At some point, I told him I was hungry but could not find somewhere to eat:
Next minute I was tucking into chicken, rice and vegetables. He watched me and said little except to enquire if the food was any good. He later stepped outside to chat to the owner.
After the meal – all he had was a soft drink – nothing was paid in the restaurant and in my naivety as we left, I wondered if perhaps – out of the goodness of his christian heart – he had paid for me. I wrote:
As we walked on, he said I owed him 43 Egyptian pounds, not a king’s ransom, but double what the meal would have cost me anywhere else. When I gave him a 50 pound note, he then had the temerity to ask if he could keep the change. I said no, but he still short-changed me by 3 pounds.
I walked back glumly to my hotel to recount the story to my wife. I felt both stupid and sad.
Looking back at it now, in the wake of the Arab spring which promised so much for Egypt and its struggling people, I feel mostly sympathy for the little old man who conned me out of a few pounds.
I wonder what has happened to him and if he is still trying his routine on unsuspecting tourists – if any still visit in the wake of 2013 military overthrow and the terrible situation of Peter Greste, his colleagues and thousands of others arrested, tortured and murdered.

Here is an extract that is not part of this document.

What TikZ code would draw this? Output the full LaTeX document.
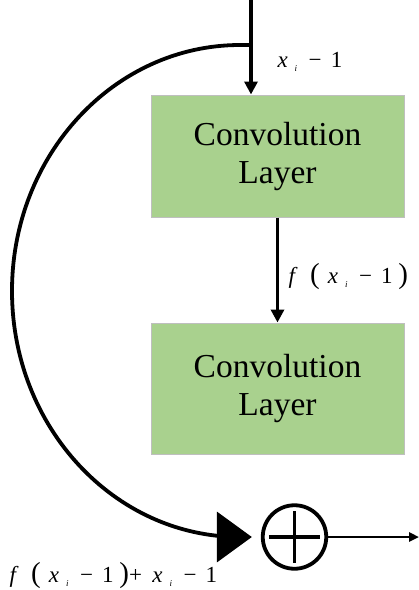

One further incident remains fresh in mind –
It is of my wife and I running to catch a bus outside the Egyptian Museum guided by our new friend Abdullah urging us to jump on the rickety thing while it was still moving.
Along side was a man throwing his ten bags of groceries on to the steps of the bus before leaping on himself (buses in Cairo, we learnt slow down but don’t stop to let passengers on).
Safely on the bus, I found myself staring at a little kid – perhaps 12 – sitting in the ticket seller’s seat as we sped past Cairo University who demanded I buy a ticket from him.
Just before I handed over a few coins, Abdullah stopped me.
“He is not the ticket seller, just some kid.”
Having reassured us that he was our guardian, he then proceeded to scam us.